REQUIREMENT: The material below holds a span beginning at the line with "Generate a web" and ending at the line with "const panelLabels = ['(a)', '(b)'];". Quote that span exactly, both ends included, and only that span.

--- START OF STORED DATA ---

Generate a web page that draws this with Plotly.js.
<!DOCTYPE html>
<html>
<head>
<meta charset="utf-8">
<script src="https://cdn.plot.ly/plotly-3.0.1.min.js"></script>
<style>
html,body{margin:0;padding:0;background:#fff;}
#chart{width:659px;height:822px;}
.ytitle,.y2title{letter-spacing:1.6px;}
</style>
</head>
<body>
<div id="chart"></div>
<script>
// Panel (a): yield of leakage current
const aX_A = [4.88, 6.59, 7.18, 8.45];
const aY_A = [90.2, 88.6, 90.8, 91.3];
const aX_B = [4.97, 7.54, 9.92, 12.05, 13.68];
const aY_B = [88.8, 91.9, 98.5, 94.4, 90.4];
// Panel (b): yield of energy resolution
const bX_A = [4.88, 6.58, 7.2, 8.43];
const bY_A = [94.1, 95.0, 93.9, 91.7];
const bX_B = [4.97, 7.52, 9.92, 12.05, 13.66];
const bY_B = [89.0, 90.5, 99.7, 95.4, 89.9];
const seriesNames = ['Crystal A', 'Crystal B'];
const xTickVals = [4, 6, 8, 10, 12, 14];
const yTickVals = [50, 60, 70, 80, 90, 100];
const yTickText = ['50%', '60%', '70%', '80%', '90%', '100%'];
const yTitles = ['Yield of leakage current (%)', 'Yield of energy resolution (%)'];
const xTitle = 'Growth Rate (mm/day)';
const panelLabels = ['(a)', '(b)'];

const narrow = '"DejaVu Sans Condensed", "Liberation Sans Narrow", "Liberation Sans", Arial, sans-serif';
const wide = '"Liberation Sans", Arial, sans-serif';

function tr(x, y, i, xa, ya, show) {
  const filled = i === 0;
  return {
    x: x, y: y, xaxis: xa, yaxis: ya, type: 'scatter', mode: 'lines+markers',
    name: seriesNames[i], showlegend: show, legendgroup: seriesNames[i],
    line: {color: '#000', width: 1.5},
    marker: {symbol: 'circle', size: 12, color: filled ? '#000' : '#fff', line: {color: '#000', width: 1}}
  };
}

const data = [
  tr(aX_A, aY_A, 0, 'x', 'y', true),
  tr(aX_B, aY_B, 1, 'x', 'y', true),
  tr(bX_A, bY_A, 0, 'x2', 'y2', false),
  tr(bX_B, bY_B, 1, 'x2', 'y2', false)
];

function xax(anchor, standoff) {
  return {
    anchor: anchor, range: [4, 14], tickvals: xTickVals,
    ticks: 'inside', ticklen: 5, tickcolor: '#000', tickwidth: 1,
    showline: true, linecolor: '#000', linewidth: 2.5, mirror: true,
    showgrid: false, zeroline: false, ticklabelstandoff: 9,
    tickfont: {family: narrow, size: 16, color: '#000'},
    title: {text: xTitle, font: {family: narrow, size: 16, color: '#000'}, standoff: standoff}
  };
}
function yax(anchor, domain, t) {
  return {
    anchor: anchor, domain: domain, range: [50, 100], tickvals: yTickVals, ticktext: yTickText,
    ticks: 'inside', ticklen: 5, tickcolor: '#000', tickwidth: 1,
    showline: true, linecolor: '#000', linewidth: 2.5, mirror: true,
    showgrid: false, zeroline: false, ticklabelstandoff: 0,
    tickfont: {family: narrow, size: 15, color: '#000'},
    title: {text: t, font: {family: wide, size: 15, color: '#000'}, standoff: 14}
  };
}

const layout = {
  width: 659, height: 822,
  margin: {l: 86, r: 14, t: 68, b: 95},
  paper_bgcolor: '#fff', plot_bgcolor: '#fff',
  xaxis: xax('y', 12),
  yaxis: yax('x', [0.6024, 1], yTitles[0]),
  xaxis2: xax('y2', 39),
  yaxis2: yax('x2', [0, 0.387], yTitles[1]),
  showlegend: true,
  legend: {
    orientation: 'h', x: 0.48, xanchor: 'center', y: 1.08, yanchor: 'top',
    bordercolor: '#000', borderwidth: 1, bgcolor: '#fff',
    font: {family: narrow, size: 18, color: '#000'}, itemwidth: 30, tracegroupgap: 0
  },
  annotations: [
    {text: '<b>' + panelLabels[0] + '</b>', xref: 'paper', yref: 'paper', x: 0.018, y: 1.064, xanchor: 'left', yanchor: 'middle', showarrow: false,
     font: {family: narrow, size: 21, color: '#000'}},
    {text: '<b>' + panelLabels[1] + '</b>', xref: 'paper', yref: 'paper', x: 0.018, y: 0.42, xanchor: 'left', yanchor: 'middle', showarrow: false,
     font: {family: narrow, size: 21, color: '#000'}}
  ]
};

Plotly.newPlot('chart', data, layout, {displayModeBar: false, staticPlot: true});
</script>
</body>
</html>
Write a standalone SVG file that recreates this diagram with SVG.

--- END OF STORED DATA ---
--- START OF STORED DATA ---

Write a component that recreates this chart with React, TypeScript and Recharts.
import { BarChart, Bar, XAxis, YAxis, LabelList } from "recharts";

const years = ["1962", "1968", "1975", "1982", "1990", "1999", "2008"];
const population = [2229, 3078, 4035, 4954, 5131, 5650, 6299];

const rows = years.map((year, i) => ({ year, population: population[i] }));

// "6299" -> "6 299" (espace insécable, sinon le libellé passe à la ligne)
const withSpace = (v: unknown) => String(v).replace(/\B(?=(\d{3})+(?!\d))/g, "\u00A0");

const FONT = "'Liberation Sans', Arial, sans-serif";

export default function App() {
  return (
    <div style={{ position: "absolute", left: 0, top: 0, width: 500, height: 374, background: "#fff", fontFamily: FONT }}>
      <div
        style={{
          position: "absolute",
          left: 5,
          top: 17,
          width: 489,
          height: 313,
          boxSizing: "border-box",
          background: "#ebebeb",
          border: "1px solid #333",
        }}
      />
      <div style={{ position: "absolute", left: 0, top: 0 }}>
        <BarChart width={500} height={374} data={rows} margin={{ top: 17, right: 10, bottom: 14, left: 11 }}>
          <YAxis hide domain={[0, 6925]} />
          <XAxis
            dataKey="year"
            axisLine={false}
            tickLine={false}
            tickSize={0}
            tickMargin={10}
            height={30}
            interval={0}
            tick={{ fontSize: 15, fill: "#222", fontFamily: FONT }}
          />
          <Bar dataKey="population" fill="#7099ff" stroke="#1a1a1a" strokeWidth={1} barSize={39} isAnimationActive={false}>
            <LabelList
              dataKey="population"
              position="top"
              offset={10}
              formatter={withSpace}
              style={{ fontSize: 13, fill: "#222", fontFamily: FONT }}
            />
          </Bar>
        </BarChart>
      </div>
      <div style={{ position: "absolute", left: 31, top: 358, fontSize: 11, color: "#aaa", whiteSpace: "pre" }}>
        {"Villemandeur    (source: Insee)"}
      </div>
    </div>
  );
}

--- END OF STORED DATA ---

REPLY TO THE EXERCISE:
Generate a web page that draws this with Plotly.js.
<!DOCTYPE html>
<html>
<head>
<meta charset="utf-8">
<script src="https://cdn.plot.ly/plotly-3.0.1.min.js"></script>
<style>
html,body{margin:0;padding:0;background:#fff;}
#chart{width:659px;height:822px;}
.ytitle,.y2title{letter-spacing:1.6px;}
</style>
</head>
<body>
<div id="chart"></div>
<script>
// Panel (a): yield of leakage current
const aX_A = [4.88, 6.59, 7.18, 8.45];
const aY_A = [90.2, 88.6, 90.8, 91.3];
const aX_B = [4.97, 7.54, 9.92, 12.05, 13.68];
const aY_B = [88.8, 91.9, 98.5, 94.4, 90.4];
// Panel (b): yield of energy resolution
const bX_A = [4.88, 6.58, 7.2, 8.43];
const bY_A = [94.1, 95.0, 93.9, 91.7];
const bX_B = [4.97, 7.52, 9.92, 12.05, 13.66];
const bY_B = [89.0, 90.5, 99.7, 95.4, 89.9];
const seriesNames = ['Crystal A', 'Crystal B'];
const xTickVals = [4, 6, 8, 10, 12, 14];
const yTickVals = [50, 60, 70, 80, 90, 100];
const yTickText = ['50%', '60%', '70%', '80%', '90%', '100%'];
const yTitles = ['Yield of leakage current (%)', 'Yield of energy resolution (%)'];
const xTitle = 'Growth Rate (mm/day)';
const panelLabels = ['(a)', '(b)'];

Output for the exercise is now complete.